Figure 4. Smad4 suppresses colon cancer cell migration and MMP9 activity

HCT116 SMAD4+/+ pBabe and SMAD4−/− pBabe (A) as well as pBabe-TGFβRII-HA and pBabe-TGFβRII-HA cells (B) were grown to confluency and then a cell-free area was introduced using a sterile Q-tip. Cells were either mock-treated or treated with 20μM MEK kinase inhibitor (PD98059) 30 minutes prior to introduction of the cell scratch. The ability of the cells to migrate into the cell-free area was monitored over time. Images show representative examples of three independent experiments. C. SW620-pB and SW620-pBSMAD4 cells were cultured in serum-free medium for 36h. Conditioned medium was collected and concentrated by centrifugation. Equal protein-containing samples were analyzed by zymogram gel assays. The gelatinolytic activities of MMP2, pro-MMP9 and cleaved MMP9 were detected by coommassie blue staining as clear bands on the gel at molecular weights corresponding to 60kD, 97kD and 85kD, respectively.

Figure 5. SMAD4 deficiency correlates with increased GLUT1 levels and resistance to hypoxia-induced cell death and 5′-fluorouracil treatment

A-I. Loss of SMAD4 increases GLUT1 protein levels. Western blotting for detection of GLUT1 protein levels in protein lysates isolated from HCT116 SMAD4+/+ and SMAD4−/− grown under normoxic (21% O₂) or hypoxic (1% O₂) conditions for 24h. A-II. Lactate secretion from HCT116 SMAD4+/+ and SMAD4−/− cells growing under normoxic conditions. B. Smad4 physically interacts with HIF1α but not with HIF2α under hypoxic conditions. HCT116 SMAD4+/+ cells were transiently co-transfected with PRK5-SMAD4-Flag and pCDNA3-HIF1αAA vectors or PRK5-SMAD4-Flag and pCDNA3-HIF2αAA vectors, respectively, for 16h and cultured under hypoxic conditions for an additional 5h. Total cell lysates were immunoprecipitated with mouse IgG antibody (mock) or mouse anti-Flag antibody and immunoprecipitates were analyzed by Western blotting to detect either HIF1α or HIF2α. C. Representative examples of light microscopy images (C-I) and Western blotting for detection of the cleaved PARP (C-II) in HCT116 SMAD4+/+ and SMAD4−/− grown in normoxic (21% O₂) or hypoxic conditions (1% O₂). D. Representative examples of light microscopy images (D-I) and Western blotting for detection of the cleaved caspase-3 (Asp 175) (D-II) from total cell lysates of HCT116 SMAD4+/+ and SMAD4−/− cultures which were either treated with either mock (DMSO) or 5′-fluorouracil (5′-FU) (1μg/ml) for 72h.
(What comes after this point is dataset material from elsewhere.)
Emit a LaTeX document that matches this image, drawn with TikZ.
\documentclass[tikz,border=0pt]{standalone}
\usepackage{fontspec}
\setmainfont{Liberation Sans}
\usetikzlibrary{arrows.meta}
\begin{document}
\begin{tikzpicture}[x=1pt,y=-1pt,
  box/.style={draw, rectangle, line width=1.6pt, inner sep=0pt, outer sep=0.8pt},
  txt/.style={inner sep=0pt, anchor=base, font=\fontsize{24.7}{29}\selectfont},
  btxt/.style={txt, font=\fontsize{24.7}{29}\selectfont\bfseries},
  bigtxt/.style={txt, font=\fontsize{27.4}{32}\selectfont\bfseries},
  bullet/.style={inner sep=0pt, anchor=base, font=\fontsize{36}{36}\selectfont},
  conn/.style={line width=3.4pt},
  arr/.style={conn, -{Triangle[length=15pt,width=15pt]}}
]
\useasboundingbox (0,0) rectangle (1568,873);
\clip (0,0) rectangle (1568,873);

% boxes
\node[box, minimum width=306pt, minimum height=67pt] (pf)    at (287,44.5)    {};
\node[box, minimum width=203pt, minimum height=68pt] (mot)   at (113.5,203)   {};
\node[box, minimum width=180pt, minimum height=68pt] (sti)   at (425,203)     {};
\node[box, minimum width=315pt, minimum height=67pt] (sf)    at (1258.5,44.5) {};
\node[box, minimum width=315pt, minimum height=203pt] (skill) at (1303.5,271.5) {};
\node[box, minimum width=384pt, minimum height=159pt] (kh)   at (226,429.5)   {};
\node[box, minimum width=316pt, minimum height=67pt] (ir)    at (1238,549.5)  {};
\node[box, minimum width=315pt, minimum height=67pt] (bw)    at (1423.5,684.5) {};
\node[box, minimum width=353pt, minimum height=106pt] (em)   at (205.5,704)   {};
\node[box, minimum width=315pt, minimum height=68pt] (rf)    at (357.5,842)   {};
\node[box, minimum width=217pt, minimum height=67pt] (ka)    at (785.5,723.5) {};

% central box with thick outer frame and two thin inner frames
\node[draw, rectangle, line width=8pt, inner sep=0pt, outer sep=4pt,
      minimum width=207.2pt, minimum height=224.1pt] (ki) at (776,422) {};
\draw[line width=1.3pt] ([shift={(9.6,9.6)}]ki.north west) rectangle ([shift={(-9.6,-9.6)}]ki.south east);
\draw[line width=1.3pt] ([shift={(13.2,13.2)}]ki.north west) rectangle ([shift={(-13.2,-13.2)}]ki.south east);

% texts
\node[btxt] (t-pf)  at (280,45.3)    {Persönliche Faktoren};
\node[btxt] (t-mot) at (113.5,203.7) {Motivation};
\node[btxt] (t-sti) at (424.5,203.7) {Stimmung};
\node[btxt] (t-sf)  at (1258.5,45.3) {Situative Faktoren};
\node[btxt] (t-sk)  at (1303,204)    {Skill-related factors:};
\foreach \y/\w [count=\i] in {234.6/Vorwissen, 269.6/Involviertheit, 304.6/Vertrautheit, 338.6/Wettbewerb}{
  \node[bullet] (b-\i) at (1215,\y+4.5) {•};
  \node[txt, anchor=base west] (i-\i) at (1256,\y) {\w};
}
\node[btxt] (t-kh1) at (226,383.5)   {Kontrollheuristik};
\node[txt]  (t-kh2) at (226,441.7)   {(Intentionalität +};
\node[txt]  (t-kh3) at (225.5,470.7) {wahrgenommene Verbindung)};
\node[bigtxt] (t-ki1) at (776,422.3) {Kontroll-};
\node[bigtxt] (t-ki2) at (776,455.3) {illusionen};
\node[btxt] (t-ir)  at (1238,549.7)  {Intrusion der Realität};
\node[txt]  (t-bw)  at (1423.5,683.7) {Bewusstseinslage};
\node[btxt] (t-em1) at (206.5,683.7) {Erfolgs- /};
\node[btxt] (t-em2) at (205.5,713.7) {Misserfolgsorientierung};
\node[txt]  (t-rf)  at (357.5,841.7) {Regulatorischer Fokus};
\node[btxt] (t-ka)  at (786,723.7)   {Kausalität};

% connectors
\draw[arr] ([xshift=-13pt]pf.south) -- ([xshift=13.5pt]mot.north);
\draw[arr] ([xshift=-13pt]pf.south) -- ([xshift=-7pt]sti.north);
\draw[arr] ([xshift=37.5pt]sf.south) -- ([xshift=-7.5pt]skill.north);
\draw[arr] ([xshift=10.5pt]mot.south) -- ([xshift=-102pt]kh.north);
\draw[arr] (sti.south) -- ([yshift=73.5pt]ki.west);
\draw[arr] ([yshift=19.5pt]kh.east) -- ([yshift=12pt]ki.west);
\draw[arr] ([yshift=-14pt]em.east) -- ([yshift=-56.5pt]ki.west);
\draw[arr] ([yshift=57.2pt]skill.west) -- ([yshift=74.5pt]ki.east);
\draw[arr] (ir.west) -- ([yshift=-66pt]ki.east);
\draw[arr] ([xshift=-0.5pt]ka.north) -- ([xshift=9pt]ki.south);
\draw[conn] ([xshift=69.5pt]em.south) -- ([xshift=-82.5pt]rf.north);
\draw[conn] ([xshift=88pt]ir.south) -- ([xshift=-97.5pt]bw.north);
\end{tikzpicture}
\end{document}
Figure 6. SMAD4 inactivation promotes transition to malignancy in colon cancer

Transition of pre-malignant colon cancer cells to malignancy is blocked by functional Smad4 due to inhibition of transcription factors (TFs) such as the HIF1α or other molecular events that are activated downstream of oncogenic signaling pathways and cross-talking TGFβ signaling events involved in promoting malignant properties. The inactivation of Smad4 during colon cancer progression removes the block in transition from the pre-malignant to the malignant stage by allowing accumulation of factors such as GLUT1 and VEGF.